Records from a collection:
-*-

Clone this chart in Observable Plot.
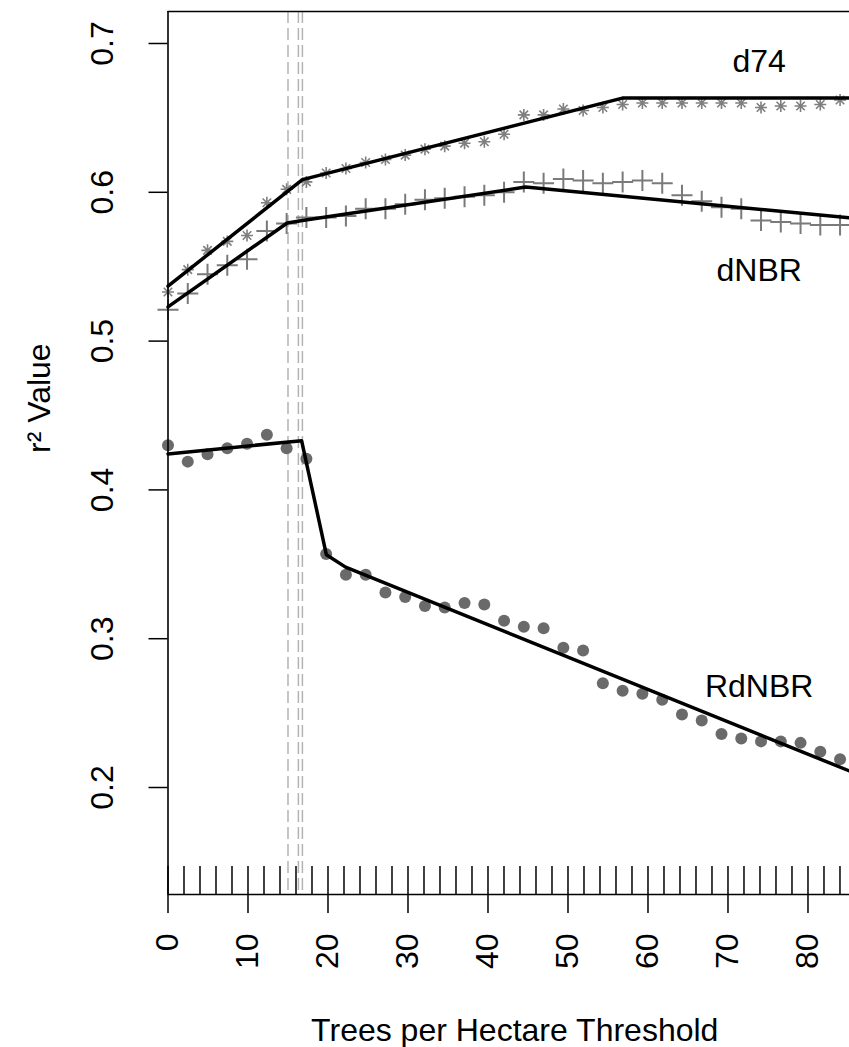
<!DOCTYPE html>
<html>
<head>
<meta charset="utf-8">
<script src="https://cdn.jsdelivr.net/npm/d3@7"></script>
<script src="https://cdn.jsdelivr.net/npm/@observablehq/plot@0.6"></script>
<style>
  html, body { margin: 0; padding: 0; background: #fff; }
  #chart svg { display: block; }
</style>
</head>
<body>
<div id="chart"></div>
<script>
// Thresholds (trees per hectare; 1 tree/acre steps)
const thresholds = [0, 2.47, 4.94, 7.41, 9.88, 12.36, 14.83, 17.30, 19.77, 22.24, 24.71, 27.18,
  29.65, 32.12, 34.59, 37.07, 39.54, 42.01, 44.48, 46.95, 49.42, 51.89, 54.36, 56.83, 59.30,
  61.78, 64.25, 66.72, 69.19, 71.66, 74.13, 76.60, 79.07, 81.54, 84.01];

const d74 = [0.533, 0.548, 0.561, 0.567, 0.571, 0.593, 0.602, 0.607, 0.613, 0.616, 0.620, 0.622,
  0.625, 0.629, 0.631, 0.633, 0.634, 0.639, 0.652, 0.652, 0.656, 0.655, 0.657, 0.659, 0.660,
  0.660, 0.660, 0.660, 0.660, 0.660, 0.657, 0.658, 0.658, 0.659, 0.662];

const dNBR = [0.521, 0.532, 0.545, 0.551, 0.555, 0.574, 0.579, 0.583, 0.583, 0.584, 0.589, 0.589,
  0.592, 0.595, 0.596, 0.597, 0.598, 0.600, 0.607, 0.606, 0.609, 0.608, 0.606, 0.607, 0.608,
  0.606, 0.598, 0.594, 0.590, 0.589, 0.581, 0.580, 0.579, 0.578, 0.578];

const RdNBR = [0.430, 0.419, 0.424, 0.428, 0.431, 0.437, 0.428, 0.421, 0.357, 0.343, 0.343, 0.331,
  0.328, 0.322, 0.321, 0.324, 0.323, 0.312, 0.308, 0.307, 0.294, 0.292, 0.270, 0.265, 0.263,
  0.259, 0.249, 0.245, 0.236, 0.233, 0.231, 0.231, 0.230, 0.224, 0.219];

// Segmented-regression fits (breakpoints)
const d74FitX = [0, 16.8, 56.8, 85.19];
const d74FitY = [0.5369, 0.6085, 0.6633, 0.6633];
const dNBRFitX = [0, 14.9, 17.0, 44.7, 85.19];
const dNBRFitY = [0.5230, 0.5794, 0.5812, 0.6035, 0.5828];
const RdNBRFitX = [0, 16.7, 19.8, 22.2, 85.19];
const RdNBRFitY = [0.4242, 0.4331, 0.3564, 0.3481, 0.2111];

// Estimated breakpoints (dashed lines)
const breakpoints = [15.0, 16.3, 16.8];

// Series labels
const labelNames = ["d74", "dNBR", "RdNBR"];
const labelX = [73.9, 73.9, 73.9];
const labelY = [0.6874, 0.5472, 0.2680];

// Axis ticks
const xTicks = [0, 10, 20, 30, 40, 50, 60, 70, 80];
const yTicks = [0.2, 0.3, 0.4, 0.5, 0.6, 0.7];
const rugTicks = d3.range(0, 86, 2);

const xDomain = [0, 85.19];
const yDomain = [0.1281, 0.7215];

const pts = (ys) => thresholds.map((x, i) => ({x, y: ys[i]}));
const fit = (xs, ys) => xs.map((x, i) => ({x, y: ys[i]}));
const labels = labelNames.map((t, i) => ({t, x: labelX[i], y: labelY[i]}));

const pch3 = {draw(ctx, size) {
  const r = Math.sqrt(size / Math.PI);
  ctx.moveTo(-r, 0); ctx.lineTo(r, 0);
  ctx.moveTo(0, -r); ctx.lineTo(0, r);
}};
const pch8 = {draw(ctx, size) {
  const r = Math.sqrt(size / Math.PI);
  const d = r * Math.SQRT1_2;
  ctx.moveTo(-r, 0); ctx.lineTo(r, 0);
  ctx.moveTo(0, -r); ctx.lineTo(0, r);
  ctx.moveTo(-d, -d); ctx.lineTo(d, d);
  ctx.moveTo(-d, d); ctx.lineTo(d, -d);
}};

const font = "'Liberation Sans', Arial, Helvetica, sans-serif";

const chart = Plot.plot({
  width: 849,
  height: 1047,
  marginLeft: 167.5,
  marginRight: 0,
  marginTop: 11,
  marginBottom: 153,
  x: {domain: xDomain},
  y: {domain: yDomain},
  style: {fontFamily: font, fontSize: "32px", background: "#fff", color: "#000", overflow: "hidden"},
  marks: [
    Plot.ruleX(breakpoints, {stroke: "#b3b3b3", strokeWidth: 1.5, strokeDasharray: "12,5"}),
    Plot.dot(pts(RdNBR), {x: "x", y: "y", r: 6, fill: "#6a6a6a", stroke: "none"}),
    Plot.dot(pts(dNBR), {x: "x", y: "y", r: 10.5, symbol: pch3, fill: "none", stroke: "#7a7a7a", strokeWidth: 2}),
    Plot.dot(pts(d74), {x: "x", y: "y", r: 6, symbol: pch8, fill: "none", stroke: "#7f7f7f", strokeWidth: 1.6}),
    Plot.line(fit(d74FitX, d74FitY), {x: "x", y: "y", stroke: "#000", strokeWidth: 3.5}),
    Plot.line(fit(dNBRFitX, dNBRFitY), {x: "x", y: "y", stroke: "#000", strokeWidth: 3.5}),
    Plot.line(fit(RdNBRFitX, RdNBRFitY), {x: "x", y: "y", stroke: "#000", strokeWidth: 3.5}),
    Plot.text(labels, {x: "x", y: "y", text: "t", fontSize: 32, fill: "#000", lineAnchor: "middle"}),
    // frame: left, top, bottom
    Plot.ruleX([xDomain[0]], {stroke: "#000", strokeWidth: 1.6}),
    Plot.ruleY([yDomain[1]], {stroke: "#000", strokeWidth: 1.6}),
    Plot.ruleY([yDomain[0]], {stroke: "#000", strokeWidth: 1.6}),
    // rug ticks inside bottom
    Plot.ruleX(rugTicks, {stroke: "#000", strokeWidth: 1.5, insetTop: 855}),
    Plot.axisX({ticks: xTicks, tickSize: 19, tickPadding: 20, tickRotate: -90, label: null,
      strokeWidth: 1.5, fontSize: 32, fill: "#000"}),
    Plot.axisY({ticks: yTicks, tickSize: 19, tickPadding: 36, tickRotate: -90, label: null,
      tickFormat: d3.format(".1f"), strokeWidth: 1.5, fontSize: 32, fill: "#000"}),
    Plot.text(["Trees per Hectare Threshold"], {frameAnchor: "bottom", dx: 6, dy: 146,
      lineAnchor: "bottom", fontSize: 32, fill: "#000"}),
    Plot.text(["r² Value"], {frameAnchor: "left", dx: -118, rotate: -90,
      lineAnchor: "bottom", fontSize: 32, fill: "#000"})
  ]
});
document.getElementById("chart").appendChild(chart);
</script>
</body>
</html>
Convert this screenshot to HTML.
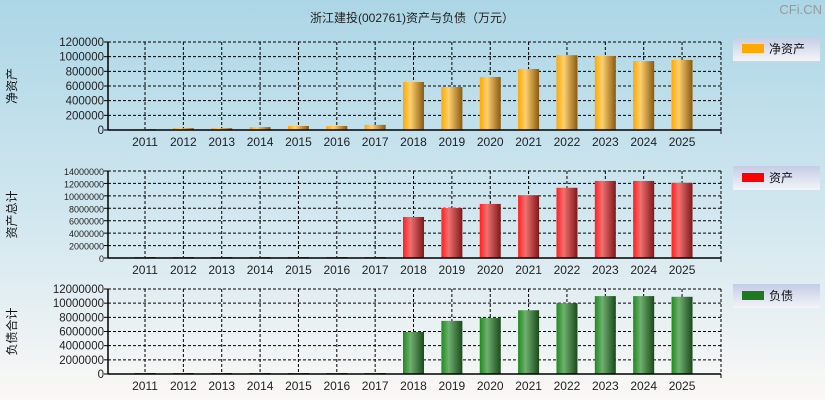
<!DOCTYPE html>
<html><head><meta charset="utf-8"><style>
html,body{margin:0;padding:0;width:825px;height:400px;overflow:hidden}
html,body{background:linear-gradient(#acd6e6,#d6e9f0 60%,#fbf8f6)}
body{font-family:"Liberation Sans","Noto Sans CJK SC",sans-serif}
svg{display:block}
</style></head><body>
<svg id="c" width="825" height="400" xmlns="http://www.w3.org/2000/svg" font-family="Liberation Sans, Noto Sans CJK SC, sans-serif">
<defs>
<linearGradient id="go" x1="0" x2="1"><stop offset="0" stop-color="#ffa800"/><stop offset="0.35" stop-color="#ffd070"/><stop offset="1" stop-color="#8a5a10"/></linearGradient>
<linearGradient id="gr" x1="0" x2="1"><stop offset="0" stop-color="#ff2020"/><stop offset="0.35" stop-color="#f07070"/><stop offset="1" stop-color="#801818"/></linearGradient>
<linearGradient id="gg" x1="0" x2="1"><stop offset="0" stop-color="#1e8a1e"/><stop offset="0.35" stop-color="#70b070"/><stop offset="1" stop-color="#1a4a1a"/></linearGradient>
<linearGradient id="lg" x1="0" x2="0" y1="0" y2="1"><stop offset="0" stop-color="#c4cde6"/><stop offset="1" stop-color="#f4f4f8"/></linearGradient>
</defs>
<text x="412" y="22" font-size="12" text-anchor="middle" fill="#222">浙江建投(002761)资产与负债（万元）</text>
<text x="822" y="14" font-size="13" text-anchor="end" fill="#999">CFi.CN</text>
</svg>
<script>
const years=['2011','2012','2013','2014','2015','2016','2017','2018','2019','2020','2021','2022','2023','2024','2025'];
const netAssets=[12000,25000,25000,40000,55000,55000,70000,655000,586000,723000,832000,1020000,1010000,940000,955000];
const totalAssets=[150000,150000,150000,150000,150000,150000,150000,6600000,8050000,8700000,10100000,11300000,12400000,12400000,12100000];
const liabilities=[140000,140000,140000,140000,140000,140000,140000,5930000,7500000,7900000,9000000,10000000,11000000,11000000,10900000];
const NS='http://www.w3.org/2000/svg',svg=document.getElementById('c');
function el(t,a,p){const e=document.createElementNS(NS,t);for(const k in a)e.setAttribute(k,a[k]);(p||svg).appendChild(e);return e;}
const X0=108,X1=721;
function xs(i){return 145+38.36*i;}
function panel(key,top,bot,max,step,vals,fill,legendColor,legendText,ylabel,fs){
 const g=el('g',{});
 
 
 const ys=v=>bot-(v/max)*(bot-top);
 for(let v=0;v<=max;v+=step){
  const y=ys(v);
  if(v>0){const l=el('line',{x1:X0,x2:X1,y1:y,y2:y,stroke:'#000','stroke-dasharray':'3,2','stroke-width':1},g);}
  const t=el('text',{x:X0-4,y:y+4,'font-size':fs,'text-anchor':'end',fill:'#222'},g);t.textContent=v;
  
  el('line',{x1:X0-4,x2:X0,y1:y,y2:y,stroke:'#000'},g);
 }
 years.forEach((yr,i)=>{
  const x=xs(i);
  const l=el('line',{x1:x,x2:x,y1:top,y2:bot,stroke:'#000','stroke-dasharray':'3,2'},g);
  
  const t=el('text',{x:x,y:bot+16,'font-size':12,'text-anchor':'middle',fill:'#222'},g);t.textContent=yr;
  
 });
 el('line',{x1:X1,x2:X1,y1:top,y2:bot+4,stroke:'#000','stroke-dasharray':'3,2'},g);
 el('line',{x1:X0,x2:X1,y1:top,y2:top,stroke:'#000','stroke-dasharray':'3,2'},g);
 vals.forEach((v,i)=>{
  const y=ys(v);
  const r=el('rect',{x:xs(i)-10.5,y:y,width:21,height:Math.max(bot-y,1.5),fill:fill},g);
  
  
 });
 el('line',{x1:X0,x2:X0,y1:top,y2:bot,stroke:'#000','stroke-width':1.5},g);
 el('line',{x1:X0,x2:X1,y1:bot,y2:bot,stroke:'#000','stroke-width':1.5},g);
 el('line',{x1:X1,x2:X1,y1:bot,y2:bot+4,stroke:'#000'},g);
 const lg=el('g',{},svg);
 
 
 el('rect',{x:733,y:top-5,width:87,height:24,fill:'url(#lg)'},lg);
 el('rect',{x:742,y:top+2,width:22,height:9,fill:legendColor},lg);
 const lt=el('text',{x:769,y:top+11,'font-size':12,fill:'#111'},lg);lt.textContent=legendText;
 const yc=(top+bot)/2;
 const yl=el('text',{x:0,y:0,'font-size':12,fill:'#111','text-anchor':'middle',transform:`translate(16,${yc}) rotate(-90)`},svg);
 yl.textContent=ylabel;
 
 
}
panel('net-assets',42,130,1200000,200000,netAssets,'url(#go)','#ffa800','净资产','净资产',11.5);
panel('total-assets',171,258,14000000,2000000,totalAssets,'url(#gr)','#ff0000','资产','资产总计',9);
panel('liabilities',289,374,12000000,2000000,liabilities,'url(#gg)','#1e7a1e','负债','负债合计',11.5);
</script>
</body></html>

-*-

Objective:
Of the lines above, how many contain the word "this"? Provide the number and nothing else.

Written solution:
2